The senior Olympian started preparing for the Nevada games in the summertime and since she has started she has lost 40 pounds.

“I decided to do this during the summer because I needed the extra motivation to get in shape,” she said.

Zink believes there are a lot of seniors in Pahrump that need this extra motivation to get active.

“A lot of us working want to stay in shape,” she said. “We can’t help it when we put on weight. I wanted to take it off.”

The Pahrump senior has the fall and spring to train for the nationals and plans on taking it seriously. She said she wants to improve on her 53 second time by shaving off a good 20 seconds on the 50-yard freestyle race. She swims every day and does 48 lengths of the pool for 30 minutes a day.
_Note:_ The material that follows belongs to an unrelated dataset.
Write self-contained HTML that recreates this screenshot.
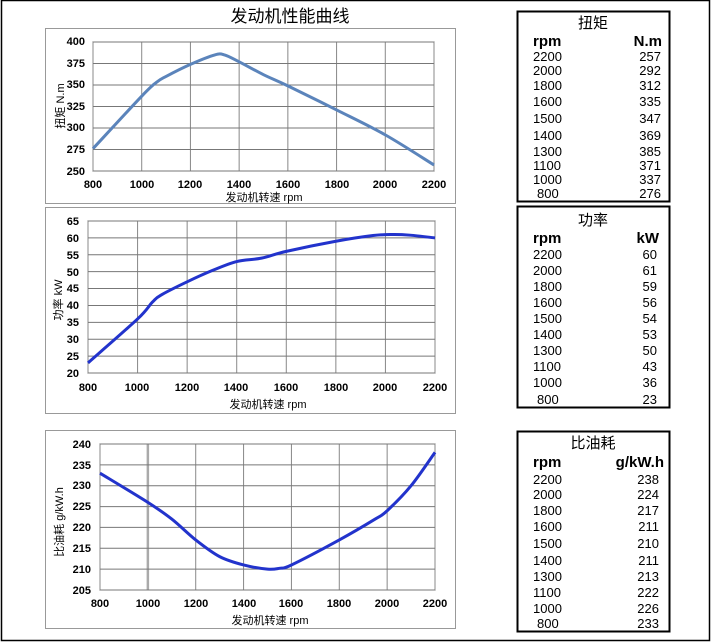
<!DOCTYPE html>
<html><head><meta charset="utf-8"><style>
html,body{margin:0;padding:0;background:#fff;}
body{width:713px;height:643px;overflow:hidden;}
svg{display:block;}
text{font-family:"Liberation Sans","Noto Sans CJK SC",sans-serif;}
.t{font-size:11px;font-weight:bold;fill:#000;}
.tb{font-size:13px;fill:#000;}
.th{font-size:15px;font-weight:bold;fill:#000;}
.ax{font-size:11px;fill:#000;}
</style></head><body>
<svg id="s" width="713" height="643" viewBox="0 0 713 643" xmlns="http://www.w3.org/2000/svg">
<rect x="1.5" y="0.5" width="708" height="640" fill="none" stroke="#000" stroke-width="1.5"/>
<text x="290" y="22" text-anchor="middle" style="font-size:17px">发动机性能曲线</text>

<!-- frames -->
<rect x="45.5" y="28.5" width="410" height="175" fill="#fff" stroke="#999"/>
<rect x="45.5" y="207.5" width="410" height="206" fill="#fff" stroke="#999"/>
<rect x="45.5" y="430.5" width="410" height="198" fill="#fff" stroke="#999"/>
<g id="g"></g>

<!-- chart1 labels -->
<g class="t" text-anchor="end">
<text x="85" y="45">400</text><text x="85" y="67">375</text><text x="85" y="88">350</text><text x="85" y="110">325</text><text x="85" y="131">300</text><text x="85" y="153">275</text><text x="85" y="175">250</text>
</g>
<g class="t" text-anchor="middle">
<text x="93" y="188">800</text><text x="142" y="188">1000</text><text x="190" y="188">1200</text><text x="239" y="188">1400</text><text x="288" y="188">1600</text><text x="337" y="188">1800</text><text x="385" y="188">2000</text><text x="434" y="188">2200</text>
</g>
<text x="264" y="201" class="ax" text-anchor="middle">发动机转速 rpm</text>
<text transform="translate(64,106) rotate(-90)" class="ax" text-anchor="middle">扭矩 N.m</text>

<!-- chart2 labels -->
<g class="t" text-anchor="end">
<text x="79" y="225">65</text><text x="79" y="242">60</text><text x="79" y="259">55</text><text x="79" y="276">50</text><text x="79" y="292">45</text><text x="79" y="309">40</text><text x="79" y="326">35</text><text x="79" y="343">30</text><text x="79" y="360">25</text><text x="79" y="377">20</text>
</g>
<g class="t" text-anchor="middle">
<text x="88" y="391">800</text><text x="137" y="391">1000</text><text x="187" y="391">1200</text><text x="236" y="391">1400</text><text x="286" y="391">1600</text><text x="336" y="391">1800</text><text x="385" y="391">2000</text><text x="435" y="391">2200</text>
</g>
<text x="268" y="408" class="ax" text-anchor="middle">发动机转速 rpm</text>
<text transform="translate(62,300) rotate(-90)" class="ax" text-anchor="middle">功率 kW</text>

<!-- chart3 labels -->
<g class="t" text-anchor="end">
<text x="91" y="448">240</text><text x="91" y="469">235</text><text x="91" y="489">230</text><text x="91" y="510">225</text><text x="91" y="531">220</text><text x="91" y="552">215</text><text x="91" y="573">210</text><text x="91" y="594">205</text>
</g>
<g class="t" text-anchor="middle">
<text x="100" y="607">800</text><text x="148" y="607">1000</text><text x="196" y="607">1200</text><text x="244" y="607">1400</text><text x="291" y="607">1600</text><text x="339" y="607">1800</text><text x="387" y="607">2000</text><text x="435" y="607">2200</text>
</g>
<text x="270" y="624" class="ax" text-anchor="middle">发动机转速 rpm</text>
<text transform="translate(63,522) rotate(-90)" class="ax" text-anchor="middle">比油耗 g/kW.h</text>

<!-- tables -->
<rect x="517.5" y="11.5" width="152" height="190" fill="none" stroke="#000" stroke-width="2"/>
<rect x="517.5" y="206.5" width="152" height="201" fill="none" stroke="#000" stroke-width="2"/>
<rect x="517.5" y="431.5" width="152" height="200" fill="none" stroke="#000" stroke-width="2"/>

<text x="593" y="28" class="tb" style="font-size:15px" text-anchor="middle">扭矩</text>
<text x="533" y="46" class="th">rpm</text><text x="662" y="46" class="th" text-anchor="end">N.m</text>
<g class="tb">
<text x="533" y="61">2200</text><text x="533" y="75">2000</text><text x="533" y="90">1800</text><text x="533" y="106">1600</text><text x="533" y="123">1500</text><text x="533" y="140">1400</text><text x="533" y="156">1300</text><text x="533" y="170">1100</text><text x="533" y="184">1000</text><text x="537" y="198">800</text>
</g>
<g class="tb" text-anchor="end">
<text x="661" y="61">257</text><text x="661" y="75">292</text><text x="661" y="90">312</text><text x="661" y="106">335</text><text x="661" y="123">347</text><text x="661" y="140">369</text><text x="661" y="156">385</text><text x="661" y="170">371</text><text x="661" y="184">337</text><text x="661" y="198">276</text>
</g>

<text x="593" y="225" class="tb" style="font-size:15px" text-anchor="middle">功率</text>
<text x="533" y="243" class="th">rpm</text><text x="659" y="243" class="th" text-anchor="end">kW</text>
<g class="tb">
<text x="533" y="259">2200</text><text x="533" y="275">2000</text><text x="533" y="291">1800</text><text x="533" y="307">1600</text><text x="533" y="323">1500</text><text x="533" y="339">1400</text><text x="533" y="355">1300</text><text x="533" y="371">1100</text><text x="533" y="387">1000</text><text x="537" y="404">800</text>
</g>
<g class="tb" text-anchor="end">
<text x="657" y="259">60</text><text x="657" y="275">61</text><text x="657" y="291">59</text><text x="657" y="307">56</text><text x="657" y="323">54</text><text x="657" y="339">53</text><text x="657" y="355">50</text><text x="657" y="371">43</text><text x="657" y="387">36</text><text x="657" y="404">23</text>
</g>

<text x="593" y="448" class="tb" style="font-size:15px" text-anchor="middle">比油耗</text>
<text x="533" y="467" class="th">rpm</text><text x="664" y="467" class="th" text-anchor="end">g/kW.h</text>
<g class="tb">
<text x="533" y="484">2200</text><text x="533" y="499">2000</text><text x="533" y="515">1800</text><text x="533" y="531">1600</text><text x="533" y="548">1500</text><text x="533" y="565">1400</text><text x="533" y="581">1300</text><text x="533" y="597">1100</text><text x="533" y="613">1000</text><text x="537" y="628">800</text>
</g>
<g class="tb" text-anchor="end">
<text x="659" y="484">238</text><text x="659" y="499">224</text><text x="659" y="515">217</text><text x="659" y="531">211</text><text x="659" y="548">210</text><text x="659" y="565">211</text><text x="659" y="581">213</text><text x="659" y="597">222</text><text x="659" y="613">226</text><text x="659" y="628">233</text>
</g>
</svg>
<script>
(function(){
var NS="http://www.w3.org/2000/svg",g=document.getElementById("g");
function el(n,a){var e=document.createElementNS(NS,n);for(var k in a)e.setAttribute(k,a[k]);g.appendChild(e);return e;}
function chart(x0,x1,y0,y1,vmin,vmax,vstep,data,color,thick1000){
  el("rect",{x:x0,y:y0,width:x1-x0,height:y1-y0,fill:"#fff",stroke:"#555","stroke-width":1});
  for(var r=800;r<=2200;r+=200){var x=x0+(r-800)/1400*(x1-x0);
    el("line",{x1:x,x2:x,y1:y0,y2:y1,stroke:(thick1000&&r==1000)?"#aaa":"#888","stroke-width":(thick1000&&r==1000)?2.5:1});}
  for(var v=vmin;v<=vmax+1e-9;v+=vstep){var y=y1-(v-vmin)/(vmax-vmin)*(y1-y0);
    el("line",{x1:x0,x2:x1,y1:y,y2:y,stroke:"#777","stroke-width":1});}
  var P=data.map(function(d){return [x0+(d[0]-800)/1400*(x1-x0), y1-(d[1]-vmin)/(vmax-vmin)*(y1-y0)];});
  var s="M"+P[0][0]+","+P[0][1];
  for(var i=0;i<P.length-1;i++){var p0=P[i-1]||P[i],p1=P[i],p2=P[i+1],p3=P[i+2]||p2;
    var c1=[p1[0]+(p2[0]-p0[0])/6,p1[1]+(p2[1]-p0[1])/6],c2=[p2[0]-(p3[0]-p1[0])/6,p2[1]-(p3[1]-p1[1])/6];
    s+=" C"+c1+" "+c2+" "+p2;}
  el("path",{d:s,fill:"none",stroke:color,"stroke-width":3,"stroke-linejoin":"round"});
}
chart(93,434,42,171,250,400,25,[[800,276],[1000,337],[1060,353],[1100,360],[1200,374],[1300,385],[1340,385],[1400,377],[1500,362],[1600,349],[1800,321],[2000,292],[2200,257]],"#5b84bb");
chart(88,435,221,373,20,65,5,[[800,23],[1000,36],[1060,41],[1100,43.3],[1200,47],[1300,50.3],[1400,53],[1500,54],[1600,56],[1800,59],[1950,60.7],[2030,61],[2100,60.8],[2200,60]],"#2233cc");
chart(100,435,444,590,205,240,5,[[800,233],[1000,226],[1100,222],[1200,217],[1300,213],[1400,211],[1500,210],[1550,210.2],[1600,211],[1800,217],[1950,222],[2000,224],[2100,230],[2200,238]],"#2233cc",true);
})();
</script>
</body></html>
“I feel like I could have done a lot better in Las Vegas. I am looking for a coach to train for the upcoming nationals in St. Paul,” the senior athlete said.

The games were a positive experience for the teacher and she would love to share her experience with other seniors and hopes others join her.

“I enjoyed my experience and I would do it again,” she said. “Nobody cared what you looked like at these games. I am fat and out of shape and nobody cared. Everyone was so encouraging. People were supportive and respectful.”

The English teacher said she was impressed by all the athletes she encountered at the games but one experience really empowered her. While waiting to swim she was able to watch another senior with just one arm compete. The lady’s name was Anna and she is in her 70s. She swam the 200-yard backstroke and the 50-yard freestyle with a paralyzed arm.

“She almost didn’t finish, but she did. She was amazing,” Zink said.

The senior swimmer hopes to get a sponsor to defray costs and she also wants to meet other senior athletes training for nationals.

“It is not about the competition,” the swimmer said. “You just have to have the courage to do this. I would not miss the opportunity to do the games because that makes me an Olympian. You don’t have to be a super athlete. I maybe the slowest Olympian but no one has to know that, but me.”